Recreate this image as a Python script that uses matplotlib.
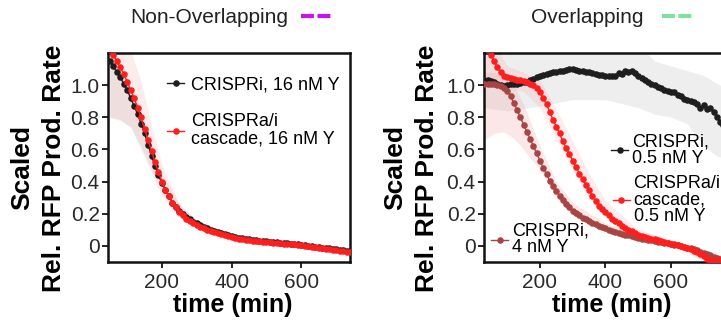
import numpy as np
import matplotlib
matplotlib.use("Agg")
import matplotlib.pyplot as plt
from matplotlib.lines import Line2D

plt.rcParams['font.family'] = ['Liberation Sans', 'DejaVu Sans']

# ---- data: Non-Overlapping (left) ----
t_left = np.arange(50, 741, 10)
crispri_16 = [1.15, 1.12, 1.08, 1.05, 1.01, 0.97, 0.92, 0.87, 0.82, 0.76,
              0.70, 0.63, 0.56, 0.50, 0.44, 0.39, 0.35, 0.31, 0.27, 0.24,
              0.22, 0.20, 0.18, 0.165, 0.15, 0.14, 0.13, 0.12, 0.11, 0.10,
              0.095, 0.088, 0.082, 0.075, 0.068, 0.062, 0.057, 0.052, 0.048, 0.044,
              0.041, 0.038, 0.035, 0.032, 0.030, 0.028, 0.026, 0.024, 0.022, 0.021,
              0.019, 0.017, 0.015, 0.012, 0.010, 0.007, 0.004, 0.002, -0.001, -0.004,
              -0.007, -0.010, -0.013, -0.016, -0.019, -0.022, -0.024, -0.027, -0.030, -0.032]
cascade_16 = [1.22, 1.19, 1.15, 1.11, 1.07, 1.02, 0.97, 0.92, 0.86, 0.80,
              0.73, 0.66, 0.59, 0.52, 0.46, 0.40, 0.35, 0.31, 0.27, 0.24,
              0.21, 0.19, 0.17, 0.155, 0.14, 0.13, 0.12, 0.11, 0.10, 0.092,
              0.085, 0.078, 0.072, 0.066, 0.060, 0.055, 0.050, 0.046, 0.042, 0.039,
              0.036, 0.033, 0.031, 0.029, 0.027, 0.025, 0.023, 0.021, 0.019, 0.017,
              0.015, 0.013, 0.011, 0.009, 0.007, 0.004, 0.002, -0.001, -0.004, -0.007,
              -0.010, -0.013, -0.017, -0.020, -0.023, -0.027, -0.030, -0.033, -0.037, -0.040]

# error bands (sparse)
band_t_left = [50, 80, 110, 140, 170, 200, 250, 300, 400, 500, 600, 740]
crispri_16_lo = [0.80, 0.78, 0.74, 0.60, 0.45, 0.31, 0.18, 0.11, 0.05, 0.02, 0.0, -0.04]
crispri_16_hi = [1.25, 1.15, 1.00, 0.85, 0.65, 0.45, 0.26, 0.16, 0.075, 0.04, 0.015, -0.025]
cascade_16_lo = [0.80, 0.79, 0.74, 0.62, 0.48, 0.33, 0.18, 0.11, 0.045, 0.018, -0.005, -0.055]
cascade_16_hi = [1.40, 1.35, 1.22, 1.02, 0.75, 0.50, 0.26, 0.16, 0.07, 0.035, 0.012, -0.028]

# ---- data: Overlapping (right) ----
t_right = np.arange(30, 771, 10)
crispri_05 = [1.03, 1.03, 1.025, 1.02, 1.01, 1.00, 0.995, 1.00, 1.005, 1.01,
              1.01, 1.015, 1.02, 1.02, 1.03, 1.04, 1.05, 1.06, 1.065, 1.07,
              1.075, 1.08, 1.08, 1.085, 1.09, 1.095, 1.10, 1.10, 1.095, 1.09,
              1.085, 1.08, 1.08, 1.075, 1.07, 1.065, 1.065, 1.06, 1.06, 1.055,
              1.06, 1.075, 1.07, 1.085, 1.08, 1.09, 1.075, 1.06, 1.045, 1.035,
              1.02, 1.01, 1.00, 0.99, 0.98, 0.97, 0.965, 0.96, 0.955, 0.94,
              0.935, 0.915, 0.905, 0.90, 0.895, 0.88, 0.86, 0.875, 0.85, 0.86,
              0.83, 0.80, 0.77, 0.75, 0.73]
cascade_05 = [1.25, 1.22, 1.19, 1.15, 1.11, 1.08, 1.06, 1.05, 1.045, 1.04,
              1.035, 1.03, 1.025, 1.02, 1.01, 1.00, 0.98, 0.955, 0.92, 0.88,
              0.83, 0.785, 0.74, 0.70, 0.65, 0.61, 0.57, 0.53, 0.49, 0.45,
              0.415, 0.38, 0.345, 0.31, 0.28, 0.25, 0.23, 0.21, 0.19, 0.17,
              0.155, 0.14, 0.125, 0.11, 0.10, 0.09, 0.08, 0.07, 0.062, 0.055,
              0.05, 0.045, 0.04, 0.035, 0.03, 0.025, 0.02, 0.015, 0.01, 0.005,
              0.0, -0.005, -0.01, -0.02, -0.03, -0.04, -0.05, -0.065, -0.08, -0.09,
              -0.09, -0.09, -0.09, -0.09, -0.09]
crispri_4 = [1.01, 1.01, 1.01, 1.005, 1.0, 0.995, 0.985, 0.965, 0.93, 0.89,
             0.845, 0.80, 0.755, 0.71, 0.665, 0.62, 0.575, 0.53, 0.485, 0.445,
             0.405, 0.37, 0.34, 0.31, 0.285, 0.26, 0.24, 0.22, 0.205, 0.19,
             0.175, 0.165, 0.155, 0.145, 0.135, 0.125, 0.118, 0.11, 0.10, 0.095,
             0.088, 0.082, 0.076, 0.07, 0.065, 0.06, 0.055, 0.05, 0.046, 0.042,
             0.038, 0.034, 0.03, 0.027, 0.024, 0.02, 0.016, 0.012, 0.008, 0.004,
             0.0, -0.005, -0.01, -0.016, -0.022, -0.028, -0.035, -0.042, -0.05, -0.058,
             -0.066, -0.074, -0.08, -0.085, -0.09]

band_t_grey = [30, 100, 200, 300, 400, 500, 550, 600, 650, 700, 740, 770]
crispri_05_lo = [0.86, 0.84, 0.87, 0.91, 0.91, 0.86, 0.82, 0.80, 0.76, 0.62, 0.56, 0.54]
crispri_05_hi = [1.25, 1.25, 1.25, 1.25, 1.25, 1.25, 1.15, 1.12, 1.09, 1.06, 1.01, 0.98]
band_t_4 = [30, 60, 90, 120, 150, 200, 250, 300, 400, 500, 600, 700, 770]
crispri_4_lo = [0.66, 0.70, 0.71, 0.67, 0.60, 0.47, 0.30, 0.19, 0.09, 0.035, 0.0, -0.055, -0.10]
crispri_4_hi = [1.08, 1.08, 1.06, 1.00, 0.88, 0.62, 0.40, 0.27, 0.14, 0.07, 0.03, -0.02, -0.07]
band_t_casc = [30, 100, 150, 200, 250, 300, 350, 400, 500, 600, 700, 770]
cascade_05_lo = [1.05, 0.98, 0.96, 0.86, 0.66, 0.47, 0.30, 0.18, 0.05, 0.0, -0.09, -0.12]
cascade_05_hi = [1.35, 1.12, 1.08, 1.03, 0.85, 0.65, 0.45, 0.28, 0.10, 0.04, -0.04, -0.07]

yticks = [0, 0.2, 0.4, 0.6, 0.8, 1.0]
yticklabels = ['0', '0.2', '0.4', '0.6', '0.8', '1.0']
xticks = [200, 400, 600]

black = '#1e1e1e'
red = '#ff1e1e'
brown = '#a84444'
grey_band = '#d0d0d0'
pink_band = '#f0a0a0'

fig = plt.figure(figsize=(7.21, 3.25), dpi=100)
ax1 = fig.add_axes([108/721, 63/325, 242/721, 209/325])
ax2 = fig.add_axes([484/721, 63/325, 242/721, 209/325])

mk = dict(marker='o', markersize=3.7, linewidth=1.0, zorder=3)

# left panel
ax1.fill_between(band_t_left, crispri_16_lo, crispri_16_hi, color=grey_band, alpha=0.35, lw=0, zorder=1)
ax1.fill_between(band_t_left, cascade_16_lo, cascade_16_hi, color=pink_band, alpha=0.2, lw=0, zorder=1)
l1, = ax1.plot(t_left, crispri_16, color=black, label='CRISPRi, 16 nM Y', **mk)
l2, = ax1.plot(t_left, cascade_16, color=red, label='CRISPRa/i\ncascade, 16 nM Y', **mk)
ax1.set_xlim(45, 740)

# right panel
ax2.fill_between(band_t_grey, crispri_05_lo, crispri_05_hi, color=grey_band, alpha=0.35, lw=0, zorder=1)
ax2.fill_between(band_t_4, crispri_4_lo, crispri_4_hi, color=pink_band, alpha=0.25, lw=0, zorder=1)
ax2.fill_between(band_t_casc, cascade_05_lo, cascade_05_hi, color=pink_band, alpha=0.2, lw=0, zorder=1)
r1, = ax2.plot(t_right, crispri_05, color=black, label='CRISPRi,\n0.5 nM Y', **mk)
r3, = ax2.plot(t_right, crispri_4, color=brown, label='CRISPRi,\n4 nM Y', **mk)
r2, = ax2.plot(t_right, cascade_05, color=red, label='CRISPRa/i\ncascade,\n0.5 nM Y', **mk)
ax2.set_xlim(29, 768)

for ax, lab_x, xl_x in [(ax1, -0.174, 0.517), (ax2, -0.186, 0.529)]:
    ax.set_ylim(-0.1, 1.2)
    ax.set_yticks(yticks)
    ax.set_yticklabels(yticklabels)
    ax.set_xticks(xticks)
    ax.tick_params(labelsize=15, labelcolor='#2a2a2a', length=4, width=1.2, pad=2)
    ax.tick_params(axis='x', pad=4)
    for s in ax.spines.values():
        s.set_linewidth(1.8)
        s.set_color('#111111')
    ax.set_ylabel('Scaled\nRel. RFP Prod. Rate', fontsize=19, fontweight='bold', linespacing=1.4)
    ax.yaxis.set_label_coords(lab_x, 0.45)
    ax.set_xlabel('time (min)', fontsize=18, fontweight='bold')
    ax.xaxis.set_label_coords(xl_x, -0.15)
    ax.xaxis.label.set_va('top')

leg_kw = dict(frameon=False, fontsize=13, handlelength=0.95,
              borderpad=0, borderaxespad=0, loc='upper left')

leg = ax1.legend(handles=[l1, l2], bbox_to_anchor=(0.245, 0.887), labelspacing=1.1,
                 handletextpad=0.35, **leg_kw)
for t in leg.get_texts():
    t.set_linespacing(1.0)

legs = []
for h, pos in [(r1, (0.525, 0.615)), (r2, (0.532, 0.415)), (r3, (0.03, 0.188))]:
    lg = ax2.legend(handles=[h], bbox_to_anchor=pos, handletextpad=0.2, **leg_kw)
    for t in lg.get_texts():
        t.set_linespacing(0.95)
    legs.append(lg)
for lg in legs[:-1]:
    ax2.add_artist(lg)

# panel headers with dashed colour keys
h_non = Line2D([], [], color='#cc11ee', lw=3, linestyle=(0, (3.1, 0.85)))
h_ovl = Line2D([], [], color='#80e0a0', lw=3, linestyle=(0, (3.1, 0.85)))
fig.legend([h_non], ['Non-Overlapping'], loc='center', bbox_to_anchor=(0.32, 0.945),
           frameon=False, markerfirst=False, fontsize=15, handlelength=1.42, handletextpad=0.6,
           labelcolor='#222222')
fig.legend([h_ovl], ['Overlapping'], loc='center', bbox_to_anchor=(0.848, 0.945),
           frameon=False, markerfirst=False, fontsize=15, handlelength=1.42, handletextpad=0.9,
           labelcolor='#222222')

fig.savefig('out.png', dpi=100)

## What to do:
Copy nothing but the lines from the top of the data down to the line containing "plt.rcParams['font.family'] = ['Liberation", and leave the pictures out.

## Final result:
Recreate this image as a Python script that uses matplotlib.
import numpy as np
import matplotlib
matplotlib.use("Agg")
import matplotlib.pyplot as plt
from matplotlib.lines import Line2D

plt.rcParams['font.family'] = ['Liberation Sans', 'DejaVu Sans']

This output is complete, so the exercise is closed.